A Serra Guarneri avevamo immaginato un tempo diverso, un tempo da scorre più lentamente, da riempire di gesti semplici: cucinare insieme, giocare, ascolto del bosco. Volevamo creare uno spazio dove i bambini non avrebbero chiesto il tablet, ma si sarebbero arrampicati sugli alberi, e gli adulti non avrebbero controllano le notifiche, ma si sarebbero persi in una chiacchierata sotto le stelle. Era una prova, certo, ma anche un regalo: spegniamo il mondo digitale per riaccendere quello reale. Due giorni per riscoprire il valore della presenza, senza filtri e senza distrazioni, immersi nella natura e nella compagnia degli altri.
Tutto ciò, e questo deve farci riflettere, accade sempre nei nostri weekend a Serra Guarneri, la differenza è stata che nel weekend “Disconnessi” questa scelta veniva dichiarata e condivisa fin dall’inizio, come parte integrante dell’esperienza. Non solo un invito implicito ma una sfida collettiva: due giorni senza schermi, per riscoprire il valore della presenza.
Credi che oggi la disconnessione sia un lusso, una necessità o una forma di resistenza?
Oggi è tutte e tre le cose. È un lusso perché richiede tempo e coraggio, una necessità per la nostra salute mentale e una forma di resistenza culturale contro la frenesia digitale.

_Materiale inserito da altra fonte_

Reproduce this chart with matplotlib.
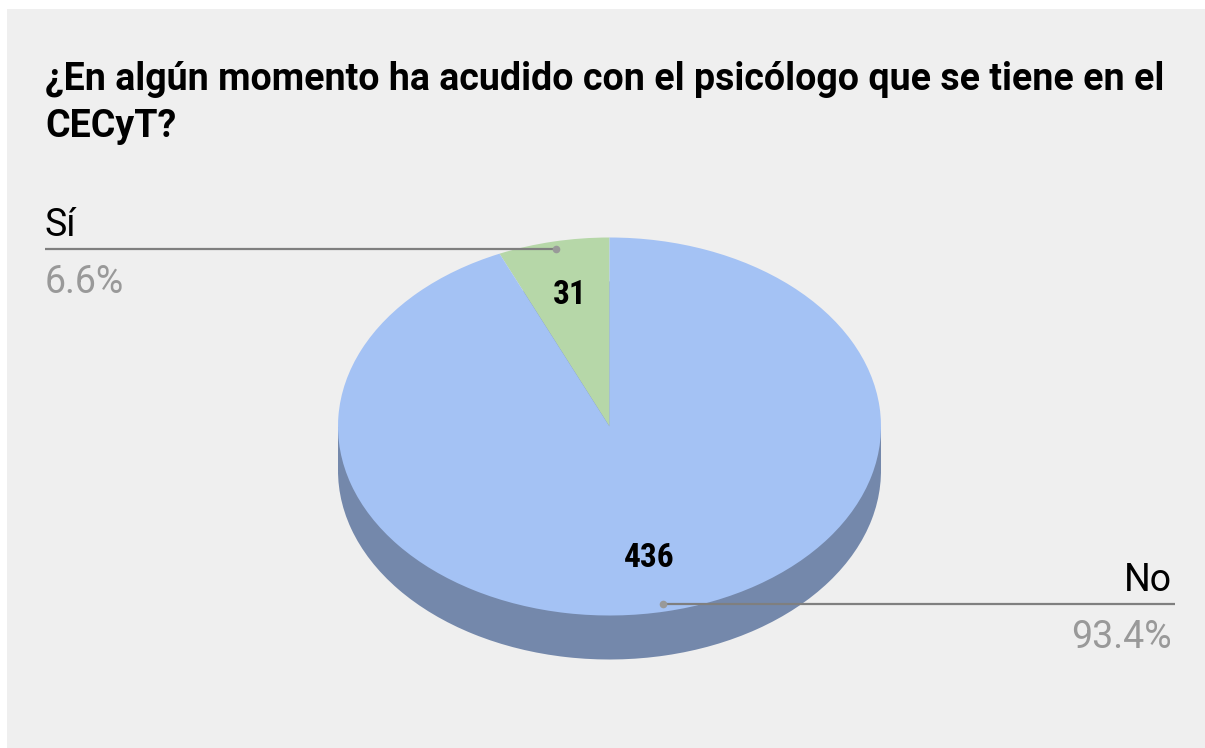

Non è facile, ma è possibile.
Se dovessi reinventare il weekend “Disconnessi”, cosa cambieresti?
Racconterei meglio il perché di questa esperienza, trasformandola in una sfida collettiva più che in una rinuncia.
Come immagini l’educazione ambientale dei prossimi anni, tra intelligenza artificiale e realtà virtuale?
Credo che la tecnologia possa essere un alleato, se usata con misura. Realtà virtuale e IA possono aiutare a raccontare la biodiversità, ma non sostituiranno mai l’esperienza diretta. Toccare la terra, ascoltare il vento, camminare in un bosco: queste sono emozioni che nessun visore potrà replicare.
E infine, cosa diresti a un ragazzo che non riesce a staccarsi dal telefono anche quando è in mezzo a un bosco?
Gli direi: “Prova per cinque minuti a guardare intorno senza scattare foto. Respira, ascolta, osserva. Se dopo cinque minuti non senti nulla di diverso, riprendi il telefono. Ma se senti qualcosa, tienilo in tasca ancora un po’.